I am sorry I am letting my thoughts run again, and I am ranting about many things I have before. I just wish I had answers, and it is causing me to stay up to late at night worrying, making my sleep schedule even more messed up.
So I have been having a lot of anxiety of late again, I have found I have less than two weeks till summer sessions at college, and that if I am going to go back I have to go to them, long story short, I messed up last semester due to a major depressive issue, and have to reapply for a lot of things, doing summer makes it easier to get in again and I can get some gen eds done, plus hold off loans. The anxiety is building though because I still haven't gotten financial aid to reinstate me, and till they do I cant push for housing etc. Besides that I have no will to pack up and move in less then 2 weeks, let alone start getting up at set times again and going to classes. And above all that I am freaking out that I will mess it all up again, get kicked out of college, and owe like $60k to the government which I can get rid of and which means I would have to have a full time job and sleep in my moms basement for years more. At the moment my degree is still listed as Physics, I am having doubts there though, mainly because I can never get myself to put in the work to understand much, I sleep to much, miss classes, and dont study well. Basically it is some how, which I have no clue how, ramp up my self and fix all that, or find something less demanding. Out of that the only thing that might if is Computer Science, mainly because I know computers to a decent degree already, so it would be less I would be learning. Still would have work to do though. But I am doubting that too. It doesn't help that I have no clue what I want to do in life. At this moment if it wasn't for the huge debt over my head, I would drop out of college for now, find a part-time job, save money, and find what I want. But at the moment getting a job is daunting enough, let alone how hard it is at the moment. But I would have to start paying some $500 a month starting mid summer. By going back to college, I am holding off paying the loans, and if I complete it, opening myself to better jobs in which I can pay them off after better, ironically they would be about $30k or so more then what they are now. The big anxiety issue under it all though is if I will be able to complete it. I have my doubt to even being able to do that with computer science. And the ambitions within my mind are so high, that I never can live up to them, and computer science wouldn't put me that close, even a bachelors in physics wouldn't really, but it would be closer.
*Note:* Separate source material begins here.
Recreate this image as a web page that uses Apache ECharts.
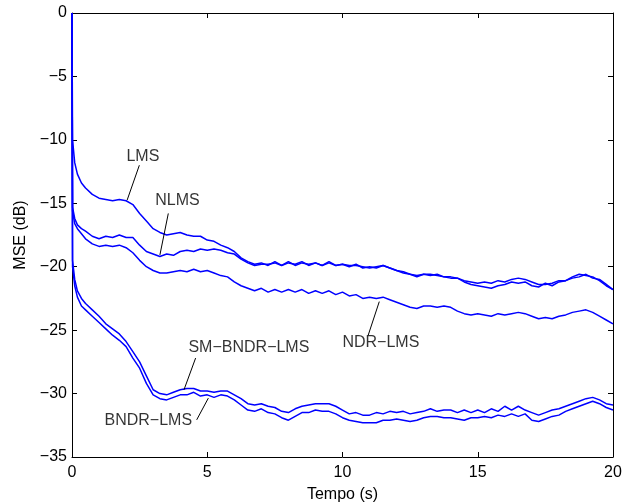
<!DOCTYPE html>
<html>
<head>
<meta charset="utf-8">
<script src="https://cdn.jsdelivr.net/npm/echarts@6/dist/echarts.min.js"></script>
<style>
  html, body { margin: 0; padding: 0; background: #fff; }
  #chart { width: 630px; height: 504px; }
</style>
</head>
<body>
<div id="chart"></div>
<script>
// tempo (s)
var tempo = [0, 0.02, 0.1, 0.2, 0.35, 0.5, 0.75, 1.0, 1.25, 1.5, 1.75, 2.0, 2.25, 2.5, 2.75, 3.0,
  3.25, 3.5, 3.75, 4.0, 4.25, 4.5, 4.75, 5.0, 5.25, 5.5, 5.75, 6.0, 6.25, 6.5, 6.75, 7.0,
  7.25, 7.5, 7.75, 8.0, 8.25, 8.5, 8.75, 9.0, 9.25, 9.5, 9.75, 10.0, 10.25, 10.5, 10.75, 11.0,
  11.25, 11.5, 11.75, 12.0, 12.25, 12.5, 12.75, 13.0, 13.25, 13.5, 13.75, 14.0, 14.25, 14.5, 14.75, 15.0,
  15.25, 15.5, 15.75, 16.0, 16.25, 16.5, 16.75, 17.0, 17.25, 17.5, 17.75, 18.0, 18.25, 18.5, 18.75, 19.0,
  19.25, 19.5, 19.75, 20.0];

// MSE (dB)
var lms = [0, -10.0, -11.8, -12.7, -13.4, -13.8, -14.3, -14.6, -14.7, -14.8, -14.7, -14.8, -15.1, -15.8, -16.4, -17.0,
  -17.3, -17.5, -17.4, -17.3, -17.5, -17.6, -17.6, -17.9, -18.0, -18.3, -18.5, -18.8, -19.3, -19.6, -19.8, -19.7,
  -19.9, -19.6, -19.9, -19.7, -19.8, -19.6, -19.9, -19.7, -19.9, -19.6, -19.9, -19.8, -20.0, -19.8, -20.1, -20.0,
  -20.1, -19.9, -20.1, -20.3, -20.5, -20.6, -20.8, -20.6, -20.7, -20.6, -20.8, -20.8, -20.9, -21.1, -21.2, -21.3,
  -21.2, -21.3, -21.1, -21.2, -21.0, -20.9, -21.0, -21.2, -21.4, -21.4, -21.3, -21.1, -21.1, -20.8, -20.6, -20.7,
  -20.8, -21.1, -21.5, -21.8];
var nlms = [0, -15.3, -16.2, -16.7, -17.0, -17.2, -17.6, -17.8, -17.6, -17.7, -17.5, -17.7, -17.7, -18.3, -18.8, -19.0,
  -19.2, -19.0, -19.1, -18.8, -18.7, -18.8, -18.6, -18.7, -18.6, -18.7, -18.9, -19.0, -19.4, -19.7, -19.9, -19.8,
  -19.8, -19.7, -19.9, -19.6, -19.9, -19.7, -19.8, -19.7, -19.9, -19.7, -19.9, -19.8, -19.9, -19.9, -20.0, -20.1,
  -20.0, -19.9, -20.1, -20.3, -20.4, -20.6, -20.7, -20.6, -20.6, -20.7, -20.8, -20.9, -20.9, -21.2, -21.4, -21.5,
  -21.6, -21.7, -21.5, -21.4, -21.2, -21.3, -21.2, -21.5, -21.6, -21.3, -21.5, -21.2, -21.1, -20.9, -20.8, -20.6,
  -20.9, -21.0, -21.4, -21.8];
var ndrLms = [0, -15.6, -16.6, -17.0, -17.4, -17.8, -18.2, -18.4, -18.3, -18.4, -18.3, -18.5, -18.9, -19.5, -20.0, -20.3,
  -20.5, -20.5, -20.4, -20.3, -20.4, -20.2, -20.4, -20.3, -20.5, -20.7, -20.8, -21.2, -21.5, -21.7, -21.9, -21.7,
  -22.0, -21.8, -22.0, -21.8, -22.0, -21.8, -22.1, -21.9, -22.1, -21.9, -22.2, -22.0, -22.3, -22.2, -22.5, -22.4,
  -22.5, -22.4, -22.6, -22.8, -23.0, -23.2, -23.3, -23.1, -23.1, -23.2, -23.1, -23.2, -23.5, -23.7, -23.8, -23.7,
  -23.8, -23.9, -23.7, -23.8, -23.7, -23.6, -23.7, -23.9, -24.1, -24.0, -24.1, -23.9, -23.8, -23.6, -23.5, -23.4,
  -23.6, -23.9, -24.2, -24.5];
var smBndrLms = [0, -19.5, -21.0, -21.9, -22.5, -22.9, -23.4, -23.9, -24.5, -24.9, -25.3, -25.9, -26.7, -27.5, -28.6, -29.7,
  -30.0, -30.1, -29.9, -29.7, -29.6, -29.6, -29.8, -29.8, -29.9, -29.8, -29.8, -30.1, -30.4, -30.8, -30.9, -30.8,
  -31.0, -31.1, -31.4, -31.5, -31.2, -31.0, -30.9, -30.8, -30.8, -30.8, -31.0, -31.3, -31.6, -31.5, -31.7, -31.7,
  -31.5, -31.6, -31.4, -31.5, -31.4, -31.6, -31.5, -31.4, -31.2, -31.4, -31.3, -31.3, -31.5, -31.3, -31.5, -31.3,
  -31.5, -31.2, -31.4, -31.0, -31.3, -31.0, -31.3, -31.5, -31.7, -31.5, -31.3, -31.2, -31.0, -30.8, -30.6, -30.4,
  -30.3, -30.5, -30.8, -30.9];
var bndrLms = [0, -20.0, -21.5, -22.4, -23.1, -23.4, -23.9, -24.4, -24.9, -25.4, -25.8, -26.3, -27.2, -28.0, -29.2, -30.1,
  -30.4, -30.5, -30.3, -30.1, -30.1, -29.9, -30.2, -30.1, -30.3, -30.1, -30.2, -30.5, -30.9, -31.3, -31.4, -31.2,
  -31.5, -31.6, -31.9, -32.1, -31.8, -31.5, -31.5, -31.3, -31.4, -31.4, -31.6, -31.9, -32.1, -32.2, -32.3, -32.3,
  -32.3, -32.1, -32.1, -32.0, -32.1, -32.2, -32.1, -31.9, -31.8, -31.8, -31.9, -31.9, -32.0, -32.1, -31.9, -31.9,
  -31.8, -31.9, -31.7, -31.8, -31.6, -31.8, -31.6, -32.1, -32.2, -32.0, -31.8, -31.7, -31.4, -31.2, -31.0, -30.8,
  -30.6, -30.8, -31.1, -31.3];

// rotulos: texto, posicao do texto, ponta da seta (em coordenadas dos dados)
var labelNames = ["LMS", "NLMS", "NDR\u2212LMS", "SM\u2212BNDR\u2212LMS", "BNDR\u2212LMS"];
var labelPos = [[2.62, -11.3], [3.9, -14.8], [11.42, -26.0], [6.54, -26.4], [2.82, -32.15]];
var arrowFrom = [[2.49, -12.0], [3.56, -15.8], [10.95, -25.4], [4.57, -27.2], [4.61, -32.07]];
var arrowTo = [[2.04, -14.74], [3.25, -19.07], [11.36, -22.75], [4.14, -29.7], [5.04, -30.36]];

function zip(xs, ys) {
  return xs.map(function (x, i) { return [x, ys[i]]; });
}

var chart = echarts.init(document.getElementById("chart"));
var font = "Liberation Sans, Arial, Helvetica, sans-serif";

function curve(name, values) {
  return {
    type: "line",
    name: name,
    data: zip(tempo, values),
    showSymbol: false,
    symbol: "none",
    lineStyle: { color: "#0000ff", width: 1.5 },
    silent: true,
    animation: false,
    z: 2,
  };
}

function boxAxis(pos) {
  return {
    type: "value",
    position: pos,
    axisLine: { show: true, onZero: false, lineStyle: { color: "#000", width: 1 } },
    axisTick: { show: true, inside: true, length: 5, lineStyle: { color: "#000" } },
    axisLabel: { show: false },
    splitLine: { show: false },
  };
}

var xTop = boxAxis("top");
xTop.min = 0; xTop.max = 20; xTop.interval = 5;
var yRight = boxAxis("right");
yRight.min = -35; yRight.max = 0; yRight.interval = 5;

var option = {
  backgroundColor: "#fff",
  animation: false,
  textStyle: { fontFamily: font },
  grid: { left: 72, right: 17, top: 13, bottom: 47, outerBoundsMode: "none", containLabel: false },
  xAxis: [
    {
      type: "value",
      min: 0, max: 20, interval: 5,
      name: "Tempo (s)",
      nameLocation: "middle",
      nameGap: 30,
      nameTextStyle: { color: "#000", fontSize: 16, fontFamily: font },
      axisLine: { show: true, onZero: false, lineStyle: { color: "#000", width: 1 } },
      axisTick: { show: true, inside: true, length: 5, lineStyle: { color: "#000" } },
      axisLabel: { color: "#000", fontSize: 16, margin: 8, fontFamily: font },
      splitLine: { show: false },
    },
    xTop,
  ],
  yAxis: [
    {
      type: "value",
      min: -35, max: 0, interval: 5,
      name: "MSE (dB)",
      nameLocation: "middle",
      nameGap: 40,
      nameRotate: 90,
      nameTextStyle: { color: "#000", fontSize: 16, fontFamily: font },
      axisLine: { show: true, onZero: false, lineStyle: { color: "#000", width: 1 } },
      axisTick: { show: true, inside: true, length: 5, lineStyle: { color: "#000" } },
      axisLabel: {
        color: "#000", fontSize: 16, margin: 5, fontFamily: font,
        formatter: function (v) { return v < 0 ? "\u2212" + Math.abs(v) : String(v); },
      },
      splitLine: { show: false },
    },
    yRight,
  ],
  series: [
    curve("LMS", lms),
    curve("NLMS", nlms),
    curve("NDR-LMS", ndrLms),
    curve("SM-BNDR-LMS", smBndrLms),
    curve("BNDR-LMS", bndrLms),
    {
      type: "lines",
      coordinateSystem: "cartesian2d",
      silent: true,
      animation: false,
      lineStyle: { color: "#000", width: 1, opacity: 1 },
      data: arrowFrom.map(function (p, i) { return { coords: [p, arrowTo[i]] }; }),
      z: 3,
    },
    {
      type: "scatter",
      symbolSize: 0,
      silent: true,
      animation: false,
      data: labelNames.map(function (n, i) { return { name: n, value: labelPos[i] }; }),
      label: {
        show: true,
        position: "inside",
        formatter: "{b}",
        color: "#000",
        textBorderWidth: 0,
        textBorderColor: "transparent",
        fontSize: 16,
        fontFamily: font,
      },
      z: 4,
    },
  ],
};

chart.setOption(option);
</script>
</body>
</html>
What am I to do, as the saying goes, "Stuck between a rock and a hard place". Do I have what it takes to complete college? Everyone tells me I am smart and can, but I don't think I am. I cant unlock the hold that depression has on me when it comes to energy levels, something that is affecting to much. And to make it all worse, I have only a few friends, most of which I wont see often, and by next year will be down to 1 I know in that city, and he will be busy to much to do much. I will be alone, or worse yet with some random stranger that is stupid in an apartment on campus. I will have to get a part time job on again while at school, just to get food....
I am sorry I am letting my thoughts run again, and I am ranting about many things I have before. I just wish I had answers, and it is causing me to stay up to late at night worrying, making my sleep schedule even more messed up.